Les chercheurs semblent s’accorder sur une " connivence culturelle de l’école avec les familles de classe moyenne " (Belmont, 1999) :  " En général, école et familles de classe moyenne se confortent et se soutiennent. Il existe une convergence entre les conceptions éducatives de ces familles et celles de l'école ", tandis qu’il existerait " une distance entre école et familles populaires " : " les parents de milieux populaires se montrent peu à l'école, éprouvent un malaise face aux enseignants, ils manquent de confiance en eux, ont peur de déranger, d'être mal jugés. Les rapports avec l'école les angoissent car ils ont souvent eu eux-mêmes une expérience négative de l'école et craignent des jugements défavorables sur leurs enfants. "(Belmont, 1999).

Il faut souligner que la plupart des parents apprennent le plus souvent seuls à remplir leur rôle de parents d'élèves. Être parent d'élève au XXIème siècle exige, plus que jadis, des habiletés particulières, telles que l'aide au décodage de la culture scolaire, la contribution à l'installation du plaisir d'apprendre, la stimulation à la motivation et à la persévérance, l'aide aux travaux scolaires, la réaction adéquate aux évaluations, la capacité à saisir les attentes des professeurs, la recherche d’informations sur les parcours scolaires les mieux adaptés, etc.

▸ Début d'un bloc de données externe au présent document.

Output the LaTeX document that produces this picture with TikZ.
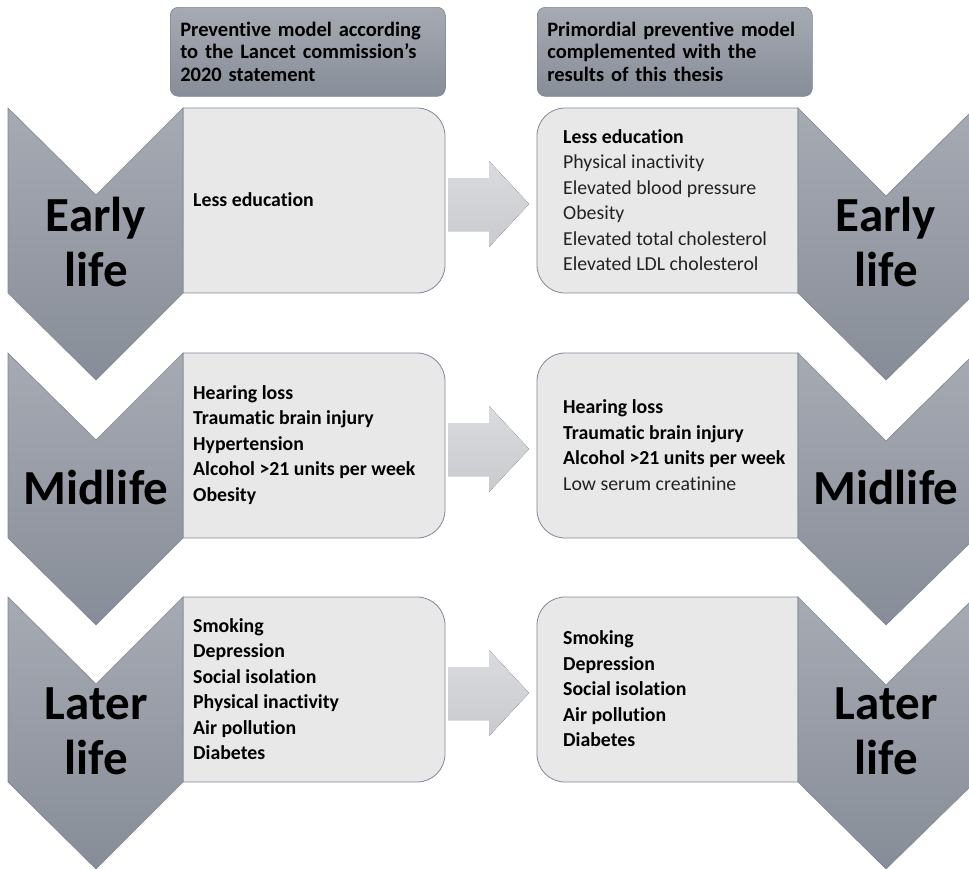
\documentclass[tikz,border=0pt]{standalone}
\usepackage{fontspec}
\setmainfont[Ligatures=CommonOff]{Carlito}
\definecolor{chevtop}{HTML}{A6AAB3}
\definecolor{chevbot}{HTML}{878D98}
\definecolor{chevline}{HTML}{7E8694}
\definecolor{boxfill}{HTML}{E8E8E8}
\definecolor{boxline}{HTML}{7F8898}
\definecolor{arrtop}{HTML}{DADBDE}
\definecolor{arrbot}{HTML}{C8CACD}
\definecolor{txtgray}{HTML}{222222}
\newcommand{\thesisrisk}[1]{{\mdseries\color{txtgray}#1}}
\tikzset{
  chevron/.style={top color=chevtop, bottom color=chevbot, draw=chevline, line width=0.6pt},
  riskbox/.style={fill=boxfill, draw=boxline, line width=0.8pt},
  blockarrow/.style={top color=arrtop, bottom color=arrbot},
  header/.style={anchor=north west, rounded corners=8pt, top color=chevtop, bottom color=chevbot,
    draw=chevline, line width=0.6pt, text width=255pt, inner xsep=10pt, minimum height=89pt, align=left,
    font=\fontsize{20.5}{22.5}\selectfont\bfseries},
  risk/.style={anchor=west, align=left, inner sep=0pt, font=\fontsize{19.8}{25.5}\selectfont\bfseries},
  stage/.style={align=center, inner sep=0pt, font=\fontsize{49}{55}\selectfont\bfseries},
}
\begin{document}
\begin{tikzpicture}[x=1pt,y=1pt]
    \useasboundingbox (0,0) rectangle (969,-868);
    \clip (0,0) rectangle (969,-868);
    \foreach \t in {108,353,597}{
      \draw[riskbox] (183,-\t) -- (417,-\t) arc[start angle=90,end angle=0,radius=28] -- (445,-\t-157)
        arc[start angle=0,end angle=-90,radius=28] -- (183,-\t-185) -- cycle; % left box
      \draw[chevron] (8,-\t) -- (96,-\t-87) -- (183,-\t) -- (183,-\t-185) -- (96,-\t-272) -- (8,-\t-185) -- cycle; % left chevron
      \draw[riskbox] (798,-\t) -- (565,-\t) arc[start angle=90,end angle=180,radius=28] -- (537,-\t-157)
        arc[start angle=180,end angle=270,radius=28] -- (798,-\t-185) -- cycle; % right box
      \draw[chevron] (798,-\t) -- (886,-\t-88) -- (975,-\t) -- (975,-\t-185) -- (886,-\t-272) -- (798,-\t-185) -- cycle; % right chevron
      \fill[blockarrow] (448,-\t-70) -- (489,-\t-70) -- (489,-\t-53) -- (529,-\t-96) -- (489,-\t-139)
        -- (489,-\t-123) -- (448,-\t-123) -- cycle; % block arrow
    }
    \node[header] (lancet) at (170,-7) {Preventive model according\\to the Lancet commission’s\\2020 statement};
    \node[header] (thesis) at (537,-7) {Primordial preventive model\\complemented with the\\results of this thesis};
    \node[stage] (earlyL) at (96,-242) {Early\\life};
    \node[stage] (midL) at (96,-487) {Midlife};
    \node[stage] (lateL) at (96,-731) {Later\\life};
    \node[stage] (earlyR) at (886,-242) {Early\\life};
    \node[stage] (midR) at (886,-487) {Midlife};
    \node[stage] (lateR) at (886,-731) {Later\\life};
    \node[risk] (earlyA) at (193,-200) {Less education};
    \node[risk] (midA) at (193,-445) {Hearing loss\\Traumatic brain injury\\Hypertension\\Alcohol >21 units per week\\Obesity};
    \node[risk] (lateA) at (193,-689) {Smoking\\Depression\\Social isolation\\Physical inactivity\\Air pollution\\Diabetes};
    \node[risk] (earlyB) at (563,-200) {Less education\\\thesisrisk{Physical inactivity}\\\thesisrisk{Elevated blood pressure}\\\thesisrisk{Obesity}\\\thesisrisk{Elevated total cholesterol}\\\thesisrisk{Elevated LDL cholesterol}};
    \node[risk] (midB) at (563,-445) {Hearing loss\\Traumatic brain injury\\Alcohol >21 units per week\\\thesisrisk{Low serum creatinine}};
    \node[risk] (lateB) at (563,-689) {Smoking\\Depression\\Social isolation\\Air pollution\\Diabetes};
\end{tikzpicture}
\end{document}
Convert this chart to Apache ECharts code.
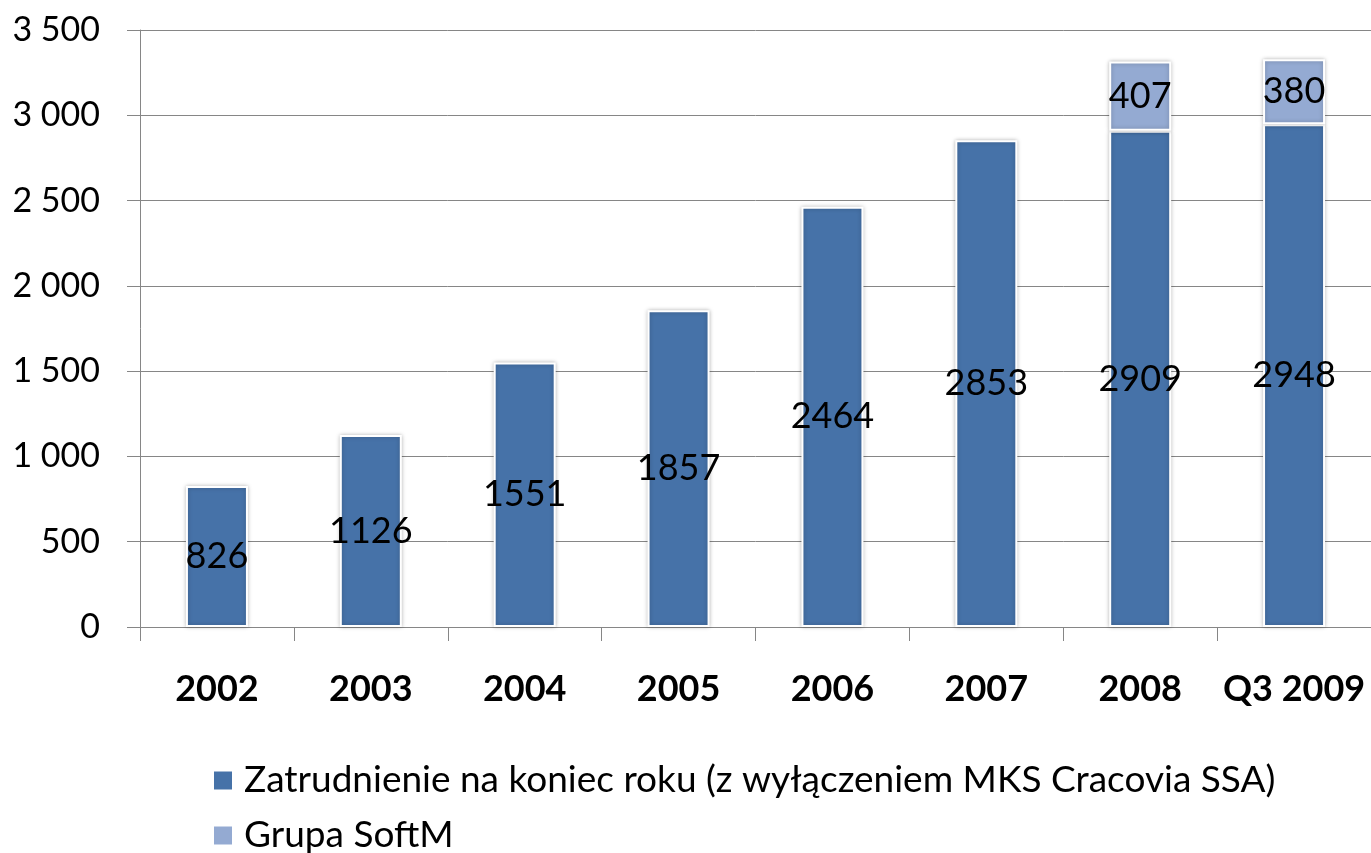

C’est pourquoi l’école a dû non seulement s’ouvrir aux parents dans le sens d’une meilleure communication, mais est aussi entrée dans un processus de collaboration avec les parents, incluant une dimension de " formation " mutuelle. Les auteurs parlent alors d’un nouveau contrat social et pédagogique (Pourtois, Desmet) ou d’un " pacte éducatif " à construire (Meirieu, 2000).

On ne regardera donc pas ici l'enfant, la famille et l'école de façon partielle. La démarche proposée veut permettre d'examiner comment ces différentes instances, selon le point de vue adopté, se complètent, s'articulent – ou s'excluent - entre elles.